▶ [STATED PROBLEM] Give every line of the data again, unchanged, but with no pictures.

=====

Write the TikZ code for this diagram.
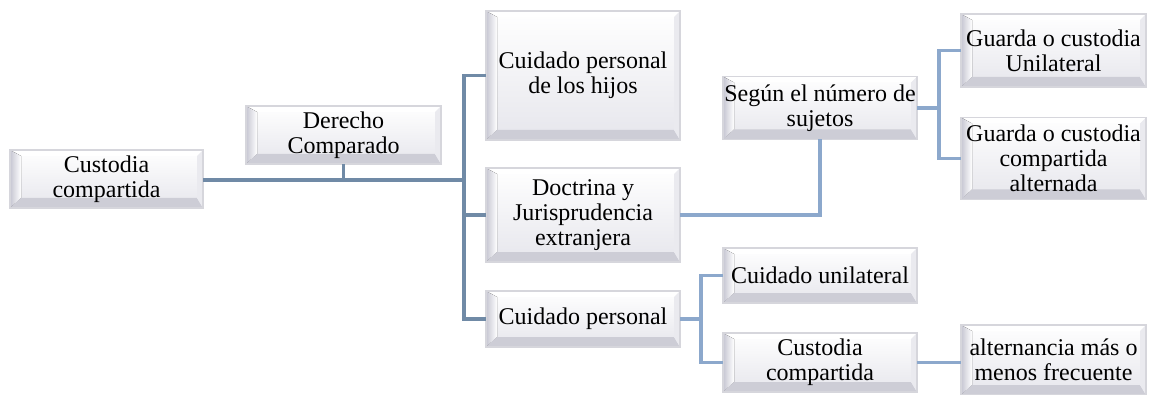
\documentclass[tikz,border=0pt]{standalone}
\usepackage{fontspec}
\setmainfont{Liberation Serif}[Ligatures=TeX]
\newfontfamily\tnr{Liberation Serif}
\definecolor{linedark}{RGB}{112,138,166}
\definecolor{linelight}{RGB}{140,168,204}
\definecolor{boxedge}{RGB}{214,214,220}
\definecolor{facebot}{RGB}{230,230,236}
\definecolor{bevleft}{RGB}{198,198,210}
\definecolor{bevbot}{RGB}{205,205,214}
\definecolor{bevright}{RGB}{234,234,239}
\begin{document}
\begin{tikzpicture}[x=1pt,y=-1pt,
  conn/.style={draw=linedark, line width=3.2pt},
  connl/.style={draw=linelight, line width=3.2pt},
  bbox/.style={draw=boxedge, line width=1.2pt, inner sep=0pt, outer sep=0pt,
    align=center, text=black,
    font=\tnr\fontsize{24pt}{25pt}\selectfont,
    path picture={
      \coordinate (ppsw) at (path picture bounding box.south west);
      \coordinate (ppne) at (path picture bounding box.north east);
      \coordinate (ppnw) at (path picture bounding box.north west);
      \coordinate (ppse) at (path picture bounding box.south east);
      \fill[top color=white,bottom color=facebot] (ppsw) rectangle (ppne);
      \fill[white] (ppnw) -- (ppne) -- ([shift={(-6pt,-6pt)}]ppne) -- ([shift={(11pt,-6pt)}]ppnw) -- cycle;
      \fill[left color=bevleft,right color=white] (ppsw) -- (ppnw) -- ([shift={(11pt,-6pt)}]ppnw) -- ([shift={(11pt,10pt)}]ppsw) -- cycle;
      \fill[bevbot] (ppsw) -- (ppse) -- ([shift={(-6pt,10pt)}]ppse) -- ([shift={(11pt,10pt)}]ppsw) -- cycle;
      \fill[bevright] (ppse) -- (ppne) -- ([shift={(-6pt,-6pt)}]ppne) -- ([shift={(-6pt,10pt)}]ppse) -- cycle;
    }},
]
\useasboundingbox (0,0) rectangle (1150,395);

% boxes
\node[bbox, minimum width=193pt, minimum height=58pt] (A) at (106.5,179) {Custodia\\compartida};
\node[bbox, minimum width=195pt, minimum height=58pt] (B) at (343.5,135) {Derecho\\Comparado};
\node[bbox, minimum width=194pt, minimum height=129pt] (C) at (583,75.5) {Cuidado personal\\de los hijos};
\node[bbox, minimum width=194pt, minimum height=94pt] (D) at (583,215) {Doctrina y\\Jurisprudencia\\extranjera};
\node[bbox, minimum width=194pt, minimum height=56pt] (E) at (583,319) {Cuidado personal};
\node[bbox, minimum width=194pt, minimum height=63pt] (F) at (820,108) {Según el número de\\sujetos};
\node[bbox, minimum width=185pt, minimum height=73pt] (G) at (1053.5,50.5) {Guarda o custodia\\Unilateral};
\node[bbox, minimum width=185pt, minimum height=82pt] (H) at (1053.5,158.5) {Guarda o custodia\\compartida\\alternada};
\node[bbox, minimum width=194pt, minimum height=55pt] (I) at (820,275.5) {Cuidado unilateral};
\node[bbox, minimum width=194pt, minimum height=59pt] (J) at (820,362.5) {Custodia\\compartida};
\node[bbox, minimum width=185pt, minimum height=70pt] (K) at (1053.5,360) {alternancia más o\\menos frecuente};

% junctions
\coordinate (j1) at (464,180);

% connectors
\draw[conn] (A.east |- j1) -- (j1);
\draw[conn] (B.south) -- (B.south |- j1);
\draw[conn] (C.west) -- ++(-22,0) |- (E.west);
\draw[conn] (D.west) -- ++(-22,0);
\draw[connl] (D.east) -| (F.south);
\draw[connl] (G.west) -- ++(-22,0) |- (H.west);
\draw[connl] (F.east) -- ++(22,0);
\draw[connl] (I.west) -- ++(-22,0) |- (J.west);
\draw[connl] (E.east) -- ++(21,0);
\draw[connl] (J.east) -- (K.west |- J.east);
\end{tikzpicture}
\end{document}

=====

▶ [RESULT OF THIS EXERCISE]
Write the TikZ code for this diagram.
\documentclass[tikz,border=0pt]{standalone}
\usepackage{fontspec}
\setmainfont{Liberation Serif}[Ligatures=TeX]
\newfontfamily\tnr{Liberation Serif}
\definecolor{linedark}{RGB}{112,138,166}
\definecolor{linelight}{RGB}{140,168,204}
\definecolor{boxedge}{RGB}{214,214,220}
\definecolor{facebot}{RGB}{230,230,236}
\definecolor{bevleft}{RGB}{198,198,210}
\definecolor{bevbot}{RGB}{205,205,214}
\definecolor{bevright}{RGB}{234,234,239}
\begin{document}
\begin{tikzpicture}[x=1pt,y=-1pt,
  conn/.style={draw=linedark, line width=3.2pt},
  connl/.style={draw=linelight, line width=3.2pt},
  bbox/.style={draw=boxedge, line width=1.2pt, inner sep=0pt, outer sep=0pt,
    align=center, text=black,
    font=\tnr\fontsize{24pt}{25pt}\selectfont,
    path picture={
      \coordinate (ppsw) at (path picture bounding box.south west);
      \coordinate (ppne) at (path picture bounding box.north east);
      \coordinate (ppnw) at (path picture bounding box.north west);
      \coordinate (ppse) at (path picture bounding box.south east);
      \fill[top color=white,bottom color=facebot] (ppsw) rectangle (ppne);
      \fill[white] (ppnw) -- (ppne) -- ([shift={(-6pt,-6pt)}]ppne) -- ([shift={(11pt,-6pt)}]ppnw) -- cycle;
      \fill[left color=bevleft,right color=white] (ppsw) -- (ppnw) -- ([shift={(11pt,-6pt)}]ppnw) -- ([shift={(11pt,10pt)}]ppsw) -- cycle;
      \fill[bevbot] (ppsw) -- (ppse) -- ([shift={(-6pt,10pt)}]ppse) -- ([shift={(11pt,10pt)}]ppsw) -- cycle;
      \fill[bevright] (ppse) -- (ppne) -- ([shift={(-6pt,-6pt)}]ppne) -- ([shift={(-6pt,10pt)}]ppse) -- cycle;
    }},
]
\useasboundingbox (0,0) rectangle (1150,395);

% boxes
\node[bbox, minimum width=193pt, minimum height=58pt] (A) at (106.5,179) {Custodia\\compartida};
\node[bbox, minimum width=195pt, minimum height=58pt] (B) at (343.5,135) {Derecho\\Comparado};
\node[bbox, minimum width=194pt, minimum height=129pt] (C) at (583,75.5) {Cuidado personal\\de los hijos};
\node[bbox, minimum width=194pt, minimum height=94pt] (D) at (583,215) {Doctrina y\\Jurisprudencia\\extranjera};
\node[bbox, minimum width=194pt, minimum height=56pt] (E) at (583,319) {Cuidado personal};
\node[bbox, minimum width=194pt, minimum height=63pt] (F) at (820,108) {Según el número de\\sujetos};
\node[bbox, minimum width=185pt, minimum height=73pt] (G) at (1053.5,50.5) {Guarda o custodia\\Unilateral};
\node[bbox, minimum width=185pt, minimum height=82pt] (H) at (1053.5,158.5) {Guarda o custodia\\compartida\\alternada};
\node[bbox, minimum width=194pt, minimum height=55pt] (I) at (820,275.5) {Cuidado unilateral};
\node[bbox, minimum width=194pt, minimum height=59pt] (J) at (820,362.5) {Custodia\\compartida};
\node[bbox, minimum width=185pt, minimum height=70pt] (K) at (1053.5,360) {alternancia más o\\menos frecuente};

% junctions
\coordinate (j1) at (464,180);

% connectors
\draw[conn] (A.east |- j1) -- (j1);
\draw[conn] (B.south) -- (B.south |- j1);
\draw[conn] (C.west) -- ++(-22,0) |- (E.west);
\draw[conn] (D.west) -- ++(-22,0);
\draw[connl] (D.east) -| (F.south);
\draw[connl] (G.west) -- ++(-22,0) |- (H.west);
\draw[connl] (F.east) -- ++(22,0);
\draw[connl] (I.west) -- ++(-22,0) |- (J.west);
\draw[connl] (E.east) -- ++(21,0);
\draw[connl] (J.east) -- (K.west |- J.east);
\end{tikzpicture}
\end{document}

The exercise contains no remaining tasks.